Google My Business was previously known as Google Places and is your way to claim ownership of your business’s listing across Google Search, including on Google Maps.

Listings are verified, for example by a telephone call to your company or a postcard mailed to your business address, which provides confidence about the information on claimed GMB pages.

You can directly edit your GMB profile to provide information like your address, opening hours, contact details, special offers, respond to user reviews, and more.

This has a ripple effect across Google’s platforms, from the summary people see about your business when they find you on Google Search, to the information displayed to them alongside your Google Maps listing.

If you make it into the top three results, your business should appear as a map result at the top of the Google Search results page – which has the potential to vastly increase the number of enquiries, orders and customers you receive.

Adding new posts, special offers and responses to reviews also helps your listing to appear active and up to date. Google say replying to user reviews alone boosts your trustworthiness by 1.7 times, with 76% of customers likely to perceive you as trustworthy.

How to Optimise for Google Maps

As well as claiming your Google My Business page, you can optimise your website content for better performance on Google Maps.

By including microdata in your website code, you can tell Google if part of your page contains your opening hours, contact details and so on.
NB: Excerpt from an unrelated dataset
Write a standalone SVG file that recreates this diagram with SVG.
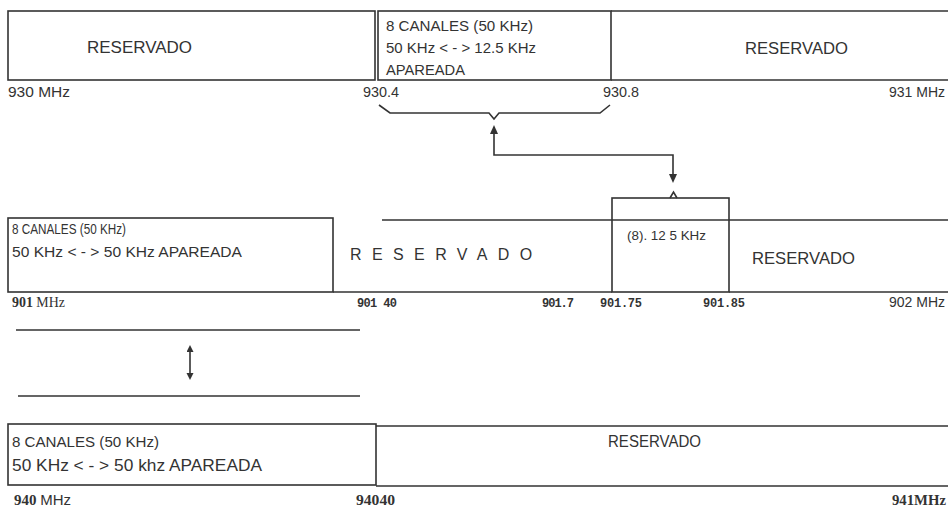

This helps Google to incorporate that data into its search results, and improves the chance for the information shown in Google Search and Google Maps to be correct.

And by making good use of microdata, as well as optimising your website and GMB page for the relevant brand name, location and business category, you can climb the rankings to appear in the all-important top three Google Maps search results.

But how can you measure this success? There are a few options, including the built-in analytics on Google Maps and Google My Business.

Analytics for Google Maps Marketing

Like other online marketing campaigns, Google Maps metrics data can provide valuable insight before, during and after your Google Maps marketing campaign.

You can see data from Google Maps along with analytics for your Google My Business page, by signing into Google My Business and choosing ‘Insights‘ from the left-hand menu.

Some of the data you collect in relation to Google Maps will differ from what you have seen in the past when promoting your website on search engines like Google and Bing.

The analytics data you can collect via Google Maps includes things like:

  • How customers find you (e.g. brand name vs. location vs. category keywords)
  • Where people find you (e.g. Google Maps vs. Google Search results)
  • Actions taken by visitors (e.g. call you, visit your website or ask Google for directions to your location)
  • Where customers are based (i.e. the ‘start’ location for those who requested directions to you)
  • Photos performance (how many times your photos have been viewed compared with other businesses in your category/area)

Learning to interpret these extra metrics can turbo charge your Google Maps marketing by giving you unique insight into your customers on a location basis.

Tracking Google Maps Traffic on Google Analytics

If you use Google Analytics or another analytics platform, you might want to track traffic that arrives to your website via Google Maps.

While you can’t add your Analytics tracking code to your GMB page, you can use UTM parameters to distinguish inbound links from Google Maps or Google My Business from traffic via other channels.

For example, you could append ?utm_source=GMB or ?utm_source=GMaps to your links, and then use this to filter your Analytics data according to source so that you only see your Google Maps traffic in your dashboard.

You can combine this with GMB’s option to create a short name and URL for your business, to make it easier for customers to find you and to encourage subsequent type-in traffic.

Summing Up

Optimising Google Maps marketing relies on a combination of different techniques to make sure you appear in the location results when a nearby customer searches for your business name, category or relevant keywords.

Some of these steps are very simple and need only be done once, or each time your basic business details change.

Others can be worked on over time, based on your analytics data, to improve and maintain your rankings in Google Maps results, as well as to ensure you appear below the map in local Google Search results.

Combined with other methods like encouraging positive reviews and posting special offers, this can all add up to an increase in search presence, website traffic and ultimately, a significant increase in enquiries, orders and sales via Google Maps.